Proprietários de outras três fazendas também foram denunciados após a operação, mas o processo tramita em sigilo. A reportagem não conseguiu contato com a defesa de Ivanildo da Cunha Miranda.

Depois do desmate, o acordo

Morador em Campo Grande, o empresário Jorge Abdul Ahad, dono de construtora, foi alvo de inquérito do MPMS (Ministério Público de Mato Grosso do Sul) em 2019, após o Ibama (Instituto Brasileiro do Meio Ambiente e dos Recursos Naturais Renováveis) verificar desmatamento de 172,95 hectares sem autorização na fazenda São Roque, no Pantanal.

Localizada em Corumbá, a fazenda tem 7.772 hectares e foi comprada em 2017. O procedimento acabou arquivado após um TAC (Termo de Ajustamento de Conduta). Ele se comprometeu a aumentar em 173 hectares a área de reserva legal na Fazenda Santa Lúcia e destinar R$ 30 mil para construção de Centro de Quarentena para Animais Silvestres em Corumbá.
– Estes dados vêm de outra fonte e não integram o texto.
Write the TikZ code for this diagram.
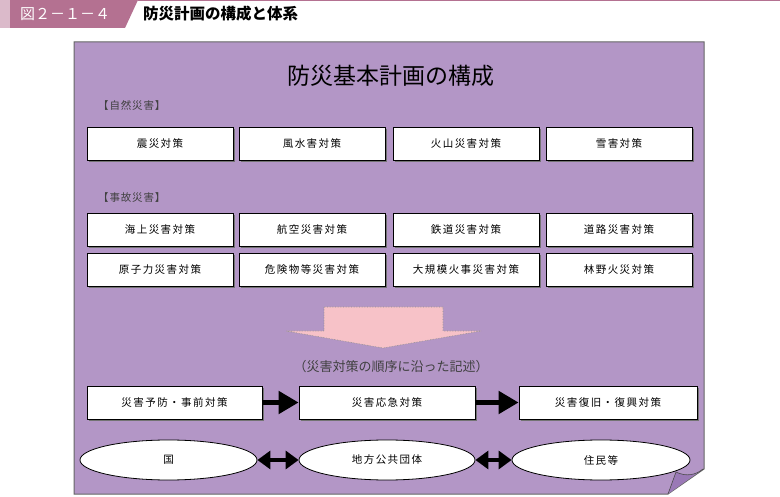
\documentclass[tikz,border=0pt]{standalone}
\usepackage{fontspec}
\usetikzlibrary{arrows.meta,shadows,shapes.geometric}
\newfontfamily\jp{Noto Sans CJK JP}
\newfontfamily\jpsp[LetterSpace=14]{Noto Sans CJK JP}
\newfontfamily\jplab[LetterSpace=8]{Noto Sans CJK JP}
\definecolor{boxpurple}{HTML}{B396C6}
\definecolor{foldpurple}{HTML}{9A79B6}
\definecolor{hdrband}{HTML}{B47191}
\definecolor{hdrlight}{HTML}{DBBACA}
\definecolor{pinkarrow}{HTML}{F7C2C8}
\tikzset{
  measure/.style={draw=black, line width=0.8pt, fill=white, minimum width=146pt, minimum height=33pt, inner sep=0pt,
    font=\jpsp\fontsize{10.5}{12}\selectfont,
    general shadow={fill=black!55, shadow xshift=1.6pt, shadow yshift=-1.6pt}},
  seqbox/.style={measure, minimum height=33pt},
  actor/.style={draw=black, line width=0.8pt, fill=white, ellipse, minimum height=40pt, inner sep=0pt,
    font=\jpsp\fontsize{10.5}{12}\selectfont},
  grouplabel/.style={anchor=west, inner sep=0pt, text=black!75, font=\jplab\fontsize{10.5}{12}\selectfont},
  seqarrow/.style={line width=5pt, -{Triangle[length=20pt,width=22pt]}, shorten <=-0.5pt},
  linkarrow/.style={line width=4.5pt, {Triangle[length=13pt,width=18pt]}-{Triangle[length=13pt,width=18pt]}}
}
\begin{document}
\begin{tikzpicture}[x=1pt,y=-1pt]
\useasboundingbox (0,0) rectangle (780,497);
\fill[white] (0,0) rectangle (780,497);
% header
\fill[hdrlight] (0,0) rectangle (10,28);
\fill[hdrband] (10,0) -- (138,0) -- (125,28) -- (10,28) -- cycle;
\draw[hdrband, line width=1.2pt] (138,0.6) -- (780,0.6);
\node[anchor=west, inner sep=0pt, text=white, font=\jp\fontsize{15}{17}\selectfont] (hnum) at (20,14) {図２－１－４};
\node[anchor=west, inner sep=0pt, font=\jp\bfseries\fontsize{15.5}{18}\selectfont] (htitle) at (143,14) {防災計画の構成と体系};
% purple sheet
\draw[fill=boxpurple, draw=black!60, line width=1pt] (74,42) -- (704,42) -- (704,469) -- (668,494) -- (74,494) -- cycle;
\fill[foldpurple] (676,472) .. controls (686,477) and (696,475) .. (703,469) -- (668,494) -- cycle;
\draw[black!70, line width=0.6pt] (668,494) -- (676,472) .. controls (686,477) and (696,475) .. (703,469);
% title
\node[font=\jp\fontsize{23}{26}\selectfont] (title) at (391,76) {防災基本計画の構成};
% natural disasters
\node[grouplabel] (natural) at (98,106) {【自然災害】};
\node[measure] (n1) at (160,143.5) {震災対策};
\node[measure] (n2) at (312,143.5) {風水害対策};
\node[measure] (n3) at (466,143.5) {火山災害対策};
\node[measure] (n4) at (619,143.5) {雪害対策};
% accident disasters
\node[grouplabel] (accident) at (98,198) {【事故災害】};
\node[measure] (a1) at (160,230) {海上災害対策};
\node[measure] (a2) at (312,230) {航空災害対策};
\node[measure] (a3) at (466,230) {鉄道災害対策};
\node[measure] (a4) at (619,230) {道路災害対策};
\node[measure] (a5) at (160,270) {原子力災害対策};
\node[measure] (a6) at (312,270) {危険物等災害対策};
\node[measure] (a7) at (466,270) {大規模火事災害対策};
\node[measure] (a8) at (619,270) {林野火災対策};
% pink arrow
\draw[fill=pinkarrow, draw=black!45, densely dotted, line width=0.6pt]
  (324,307) -- (443,307) -- (443,331) -- (481,331) -- (383,348) -- (286,331) -- (324,331) -- cycle;
\node[text=black!75, font=\jp\fontsize{13}{15}\selectfont] (order) at (391,367) {（災害対策の順序に沿った記述）};
% sequence
\node[seqbox, minimum width=175pt] (s1) at (174.5,402.5) {災害予防・事前対策};
\node[seqbox, minimum width=176pt] (s2) at (387,402.5) {災害応急対策};
\node[seqbox, minimum width=178pt] (s3) at (608,402.5) {災害復旧・復興対策};
\draw[seqarrow] (s1.east) -- (s2.west);
\draw[seqarrow] (s2.east) -- (s3.west);
% actors
\node[actor, minimum width=177pt] (e1) at (168.5,460) {国};
\node[actor, minimum width=176pt] (e2) at (387,460) {地方公共団体};
\node[actor, minimum width=178pt] (e3) at (601,460) {住民等};
\draw[linkarrow] (e1.east) -- (e2.west);
\draw[linkarrow] (e2.east) -- (e3.west);
\end{tikzpicture}
\end{document}
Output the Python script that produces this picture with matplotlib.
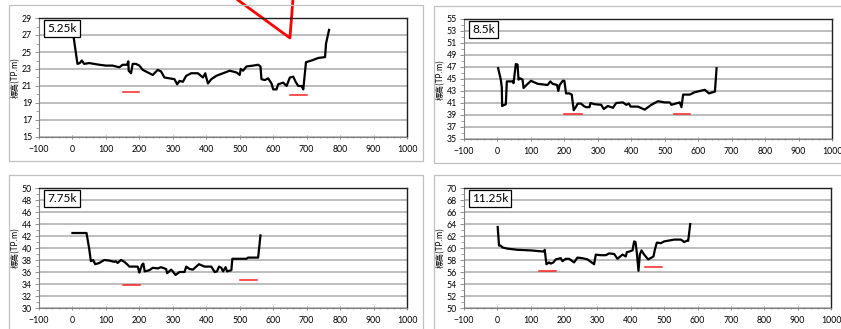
import matplotlib
matplotlib.use("Agg")
import matplotlib.pyplot as plt
from matplotlib.patches import Rectangle

plt.rcParams['font.family'] = ['Lato', 'Noto Sans CJK JP', 'DejaVu Sans']

# ---- data ----
# 5.25k
x_525 = [3, 8, 15, 22, 28, 35, 50, 80, 100, 120, 140, 150, 163, 167, 168, 175, 180, 190, 200,
         210, 225, 240, 255, 265, 275, 290, 305, 313, 320, 330, 340, 355, 375, 390, 397, 400,
         405, 415, 430, 450, 470, 490, 500, 503, 510, 520, 540, 555, 562, 565, 575, 585, 595,
         600, 610, 615, 630, 640, 650, 660, 667, 675, 685, 690, 698, 715, 735, 755, 758, 767]
z_525 = [26.9, 25.5, 23.6, 23.7, 24.0, 23.6, 23.7, 23.5, 23.4, 23.4, 23.2, 23.5, 23.5, 23.9, 22.8,
         22.5, 23.6, 23.6, 23.4, 22.9, 22.6, 22.3, 22.9, 22.7, 22.0, 21.9, 21.8, 21.2, 21.6, 21.5,
         22.2, 22.5, 22.5, 22.0, 22.5, 22.0, 21.3, 21.8, 22.2, 22.5, 22.8, 22.6, 22.3, 23.0, 22.8,
         23.3, 23.4, 23.5, 23.3, 21.8, 21.7, 21.9, 21.3, 20.6, 20.6, 21.2, 21.4, 21.0, 22.0, 22.1,
         21.5, 21.0, 21.0, 20.6, 23.8, 24.0, 24.3, 24.4, 26.0, 27.6]
red_525 = [([150, 200], 20.3), ([650, 700], 19.9)]

# 8.5k
x_85 = [2, 10, 13, 14, 25, 28, 45, 48, 55, 60, 63, 68, 75, 78, 85, 100, 120, 150, 158, 165, 178,
        182, 186, 195, 200, 205, 215, 222, 228, 235, 240, 250, 258, 265, 275, 278, 290, 310, 318,
        330, 345, 355, 375, 385, 393, 398, 420, 440, 460, 480, 500, 515, 520, 545, 550, 555, 575,
        590, 620, 632, 650, 655]
z_85 = [46.8, 44.9, 43.6, 40.5, 40.8, 44.6, 44.6, 44.3, 47.5, 47.4, 44.9, 45.1, 44.9, 43.5, 43.9,
        44.7, 44.2, 44.0, 44.6, 44.2, 44.0, 43.0, 44.0, 44.7, 44.7, 42.6, 42.6, 42.4, 39.8, 40.4,
        40.9, 40.9, 40.5, 40.3, 40.3, 41.0, 40.8, 40.7, 40.0, 40.5, 40.2, 41.0, 41.1, 40.7, 40.9,
        40.4, 40.4, 39.9, 40.7, 41.3, 41.1, 41.1, 40.7, 41.1, 40.3, 42.4, 42.4, 42.8, 43.2, 42.6,
        42.9, 46.8]
red_85 = [([200, 252], 39.2), ([527, 577], 39.2)]

# 7.75k
x_775 = [0, 42, 50, 55, 62, 68, 80, 95, 110, 125, 130, 135, 145, 155, 165, 170, 195, 200, 208,
         212, 216, 230, 240, 255, 265, 280, 283, 295, 300, 308, 320, 335, 340, 350, 360, 378, 395,
         415, 425, 432, 438, 445, 450, 458, 462, 475, 478, 520, 525, 555, 562]
z_775 = [42.5, 42.5, 39.9, 37.8, 38.0, 37.3, 37.5, 38.0, 37.9, 37.7, 37.8, 37.5, 38.0, 37.7, 37.2,
         36.9, 36.9, 35.9, 37.2, 37.4, 36.1, 36.3, 36.7, 36.6, 36.8, 36.5, 35.8, 36.4, 36.1, 35.5,
         36.0, 36.0, 36.9, 36.5, 36.4, 37.3, 36.9, 36.9, 36.0, 36.1, 36.9, 36.7, 36.1, 36.8, 36.1,
         36.3, 38.2, 38.2, 38.4, 38.4, 42.1]
red_775 = [([150, 202], 33.9), ([500, 552], 34.75)]

# 11.25k
x_1125 = [1, 5, 10, 15, 30, 60, 100, 140, 142, 147, 155, 160, 168, 175, 190, 195, 205, 215, 225,
          230, 240, 255, 270, 285, 290, 295, 310, 325, 335, 350, 360, 375, 385, 388, 395, 405, 410,
          414, 418, 423, 427, 432, 440, 452, 462, 468, 472, 478, 490, 500, 510, 530, 550, 560, 568,
          572, 578]
z_1125 = [63.5, 60.4, 60.4, 60.1, 59.9, 59.7, 59.6, 59.4, 59.7, 57.3, 57.6, 57.4, 57.6, 58.1, 58.3,
          57.8, 58.2, 58.2, 57.8, 57.6, 58.4, 58.3, 58.1, 57.5, 57.3, 58.9, 58.8, 58.8, 59.1, 59.0,
          58.2, 58.9, 58.6, 59.3, 59.4, 59.6, 61.1, 61.0, 59.2, 56.2, 58.9, 59.6, 58.9, 58.1, 58.4,
          58.6, 59.7, 60.9, 60.8, 61.1, 61.2, 61.4, 61.4, 61.0, 61.2, 61.2, 64.0]
red_1125 = [([125, 177], 56.1), ([442, 492], 56.9)]

# callout (red V) in 5.25k data units
callout_x = [495, 650, 659]
callout_y = [31.1, 26.65, 31.1]

W, H = 841, 329
fig = plt.figure(figsize=(W / 100, H / 100), dpi=100)


def px_axes(l, t, r, b):
    return fig.add_axes([l / W, 1 - b / H, (r - l) / W, (b - t) / H])


# chart area frames
for (l, t, r, b) in [(9, 5, 423, 161), (434, 6, 850, 163), (9, 175, 423, 340), (434, 175, 850, 340)]:
    fig.patches.append(Rectangle((l / W, 1 - b / H), (r - l) / W, (b - t) / H,
                                 transform=fig.transFigure, fill=False,
                                 edgecolor='#c0c0c0', linewidth=0.9))

panels = [
    ((39, 18, 407, 137), x_525, z_525, red_525, (15, 29), "5.25k"),
    ((464, 19, 832, 139), x_85, z_85, red_85, (35, 55), "8.5k"),
    ((39, 188, 407, 308), x_775, z_775, red_775, (30, 50), "7.75k"),
    ((464, 188, 831, 308), x_1125, z_1125, red_1125, (50, 70), "11.25k"),
]

axes = []
for rect, xs, zs, reds, (y0, y1), name in panels:
    ax = px_axes(*rect)
    ax.set_xlim(-100, 1000)
    ax.set_ylim(y0, y1)
    ax.set_xticks(range(-100, 1001, 100))
    ax.set_xticks(range(-100, 1001, 20), minor=True)
    ax.set_yticks(range(y0, y1 + 1, 2))
    ax.set_yticks(range(y0, y1 + 1, 1), minor=True)
    ax.yaxis.grid(True, color='#ababab', linewidth=1.1)
    ax.set_axisbelow(True)
    ax.tick_params(labelsize=6.3, length=3, width=0.6, color='#808080', pad=2)
    ax.tick_params(which='minor', length=2, width=0.5, color='#808080')
    ax.tick_params(axis='x', which='both', direction='inout', pad=4)
    for s in ['left', 'bottom']:
        ax.spines[s].set_color('#808080')
        ax.spines[s].set_linewidth(0.8)
    for s in ['top', 'right']:
        ax.spines[s].set_color('#202020')
        ax.spines[s].set_linewidth(1.0)
    ax.plot(xs, zs, color='black', linewidth=1.6, solid_joinstyle='round')
    for seg_x, seg_y in reds:
        ax.plot(seg_x, [seg_y, seg_y], color='#ff2020', linewidth=1.1)
    ax.text(0.022, 0.96, name, transform=ax.transAxes, ha='left', va='top', fontsize=8.6,
            bbox=dict(boxstyle='square,pad=0.25', facecolor='white', edgecolor='black', linewidth=0.9))
    ax.set_ylabel('標高(TP.m)', fontsize=5.8, labelpad=1,
                  family=['Noto Sans CJK JP', 'DejaVu Sans'])
    axes.append(ax)

axes[0].plot(callout_x, callout_y, color='#ff0000', linewidth=2.0, clip_on=False)

fig.savefig('out.png', dpi=100)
“Foi celebrado um termo de ajustamento de conduta, com o cumprimento das obrigações assumidas pelo requerido”, informa o advogado Douglas de Oliveira Santos.

O preço da terra 

Em relação a outras regiões de Mato Grosso do Sul, o Pantanal tem preços mais baratos devido às condições impostas pela água, com os pulsos de inundação do Rio Paraguai. 

“O Pantanal é uma região alagada de acesso difícil. Por isso as terras são mais baratas devido ao acesso. Quando tem as chuvas, parte da fazenda alaga e se leva o gado para outra região ou uma parte mais alta. Os valores das fazendas variam de R$ 2 mil a R$ 18 mil por hectare, dependendo da localização e o tamanho”, afirma João Araújo Filho, gestor imobiliário, corretor de imóveis internacionais e perito avaliador de imóveis.

Na outra ponta, os municípios com a maior produção agrícola têm o hectare mais valioso, atingindo o valor de R$ 180 mil. A seleta lista tem Maracaju, Dourados, São Gabriel do Oeste e Chapadão do Sul, que se destacam com a soja e o milho.